BYU Ed Dept and NRMERA
Susie Schnell found yet another connection for BYU’s Education Department. This time it’s the organization NRMERA (Northern Rocky Mountain Educational Research Association) and their home page contains this message from the organization’s 2011 president, BYU Education Department professor Pamela Cantrell.
Message From the President:
In deciding our theme for NRMERA 2011, I was very influenced by the following quote by William Ayers:
“Thoughtfulness requires wide- awakeness– a willingness to look at the conditions of our lives, to consider alternatives and different possibilities, to challenge received wisdom and the taken for granted, and to link our conduct with our consciousness.”
Our teaching profession often rallies around the “best practice” cry, framing it as an end result, a set of competencies to be met before best practice can be claimed. Some researchers talk about “owning” a given number of best practice principles and warn that if not perfected, the principles may just become another set of unproductive rituals that are mindlessly applied just to meet best practice criteria. What often happens is these principles are placed on a shelf, we glance at them once in awhile, maybe we take one out for a spin now and then, but we largely ignore them and perhaps feel a bit guilty and overwhelmed by the magnitude of achieving all of them.
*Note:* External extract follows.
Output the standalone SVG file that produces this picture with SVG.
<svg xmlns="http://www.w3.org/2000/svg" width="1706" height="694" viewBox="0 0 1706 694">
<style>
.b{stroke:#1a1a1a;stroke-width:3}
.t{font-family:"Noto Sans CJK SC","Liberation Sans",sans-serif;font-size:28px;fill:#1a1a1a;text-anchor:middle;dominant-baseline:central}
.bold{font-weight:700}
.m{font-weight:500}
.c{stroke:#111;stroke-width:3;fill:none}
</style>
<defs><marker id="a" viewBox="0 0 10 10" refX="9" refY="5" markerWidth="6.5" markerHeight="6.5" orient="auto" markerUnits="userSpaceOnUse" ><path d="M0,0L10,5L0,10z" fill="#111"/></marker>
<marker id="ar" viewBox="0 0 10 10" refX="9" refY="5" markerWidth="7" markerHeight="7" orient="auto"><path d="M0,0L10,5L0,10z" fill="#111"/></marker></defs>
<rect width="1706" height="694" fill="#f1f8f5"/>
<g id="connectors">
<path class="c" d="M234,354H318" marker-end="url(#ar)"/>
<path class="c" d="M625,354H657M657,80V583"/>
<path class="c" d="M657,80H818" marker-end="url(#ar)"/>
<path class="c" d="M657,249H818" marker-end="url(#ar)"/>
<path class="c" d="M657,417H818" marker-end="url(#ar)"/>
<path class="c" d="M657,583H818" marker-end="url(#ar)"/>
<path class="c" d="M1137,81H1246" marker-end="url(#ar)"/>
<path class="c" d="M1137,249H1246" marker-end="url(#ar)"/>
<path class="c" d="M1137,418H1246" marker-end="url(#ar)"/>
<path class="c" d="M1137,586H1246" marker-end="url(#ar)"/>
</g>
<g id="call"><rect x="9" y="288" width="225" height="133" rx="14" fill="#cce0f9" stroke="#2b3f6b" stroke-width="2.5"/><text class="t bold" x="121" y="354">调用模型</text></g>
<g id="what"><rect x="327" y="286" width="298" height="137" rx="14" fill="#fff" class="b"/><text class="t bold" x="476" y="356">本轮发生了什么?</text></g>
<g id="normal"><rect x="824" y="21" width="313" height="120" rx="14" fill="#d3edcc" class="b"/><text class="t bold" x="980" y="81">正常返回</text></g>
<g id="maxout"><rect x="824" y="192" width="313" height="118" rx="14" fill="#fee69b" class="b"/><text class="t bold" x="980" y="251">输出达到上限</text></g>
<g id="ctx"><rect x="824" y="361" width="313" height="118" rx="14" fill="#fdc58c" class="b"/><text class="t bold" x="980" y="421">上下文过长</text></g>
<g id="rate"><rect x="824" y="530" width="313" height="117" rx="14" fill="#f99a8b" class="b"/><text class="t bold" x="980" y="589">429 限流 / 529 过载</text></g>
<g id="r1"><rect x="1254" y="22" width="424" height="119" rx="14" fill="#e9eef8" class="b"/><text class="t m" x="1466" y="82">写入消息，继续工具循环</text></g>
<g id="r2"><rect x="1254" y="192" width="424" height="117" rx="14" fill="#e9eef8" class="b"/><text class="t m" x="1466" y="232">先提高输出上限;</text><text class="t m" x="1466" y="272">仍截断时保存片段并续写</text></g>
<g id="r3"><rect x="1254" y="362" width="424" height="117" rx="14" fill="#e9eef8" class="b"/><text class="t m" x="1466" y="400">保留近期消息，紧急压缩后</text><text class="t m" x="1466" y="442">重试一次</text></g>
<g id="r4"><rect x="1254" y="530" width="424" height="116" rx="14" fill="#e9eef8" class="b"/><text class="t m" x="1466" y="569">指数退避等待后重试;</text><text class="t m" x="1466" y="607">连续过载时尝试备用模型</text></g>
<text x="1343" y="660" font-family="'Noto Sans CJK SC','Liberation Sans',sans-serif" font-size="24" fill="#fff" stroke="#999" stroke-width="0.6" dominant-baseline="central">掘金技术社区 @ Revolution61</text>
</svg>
What I like about the Ayres quote is that it suggests a willingness to evaluate where we are, and then take action that aligns with our personal philosophies. Those actions may be incremental—moving us step by step at our own pace—guilt-free–toward better alignment between where we are and where we hope to be. In our very busy and productive lives, what I think is needed is a measured personal effort inspired by hope and optimism that will lead us…
Toward Better Practice
Helping to frame our 2011 Conference around this theme will be our Keynote Speaker, Robert V. Bullough, Jr., eminent scholar and colleague, Professor of Teacher Education, Association Director of the Center for the Improvement of Teacher Education and Schooling (CITES), Brigham Young University, and Emeritus Professor of Educational Studies, University of Utah. His most recent books include (with Craig Kridel), Stories of the Eight-Year Study: Reexamining Secondary Education in America (SUNY Press, 2007) andCounternarratives: Studies of Teacher Education, and Becoming and Being a Teacher, also from SUNY Press (2008).
Pamela Cantrell, 2011 NRMERA President
Robert Bullough at BYU, is also good friends with Bill Ayers, pictured here together (Ayers on the left sporting the communist star, Craig Kridel in the center, Robert Bullough on the right):

Why do so many BYU Education Department professors have an infatuation with Bill Ayers and other people who want to tear down our country and our God-centered morals? Yesterday’s post showed BYU’s professors on the board of directors of NAME, an organization that wants to educate children in the classroom in order to END heterosexism. This must end. I’m certainly not perfect, but this whole situation brings to mind this scripture:
Mormon 8:38 “O ye pollutions, ye hypocrites, ye teachers, who sell yourselves for that which will canker, why have ye polluted the holy church of God? Why are ye ashamed to take upon you the name of Christ? Why do ye not think that greater is the value of an endless happiness than that misery which never dies-because of the praise of the world?”
You can’t mix Korihor’s doctrine with Christ’s and come up with a perfect blend of educational ideas.
President Joseph F. Smith said, “There are three dangers that threaten the church from within, and the authorities need to awaken to the fact that the people should be warned unceasingly against them. As I see them, they are flattery of prominent men in the world, false educational ideas, and sexual impurity.”
I have previously posted this quote and declared that the first two of those notions were being fulfilled by BYU’s Education Department’s involvement with John Goodlad’s NNER and the accolades he was bestowing on them to help them continue to feel good about promoting his transformational agenda. With yesterday’s news about NAME’s goals and BYU Education Department professors being on the board of that organization, I have to say all three are now unfortunately in play. Even if BYU’s Education Department says, “oh, we only take the good from these organizations and people and ignore the bad,” they give full credibility to such organizations by lending the name Brigham Young University to the list of institutions partnered with these organizations, sitting on their boards, and presenting at their conferences. Brigham Young must be rolling in his grave along with David O. McKay.
With BYU’s education program training so many teachers who are then placed into our schools, we are seeing the fulfillment of Abraham Lincoln’s statement, ”the philosophy of the school room in one generation will be the philosophy of government in the next.”
My apologies to anyone in the Education Department at BYU who understands these problems but is silenced by the politics of your own personal situation.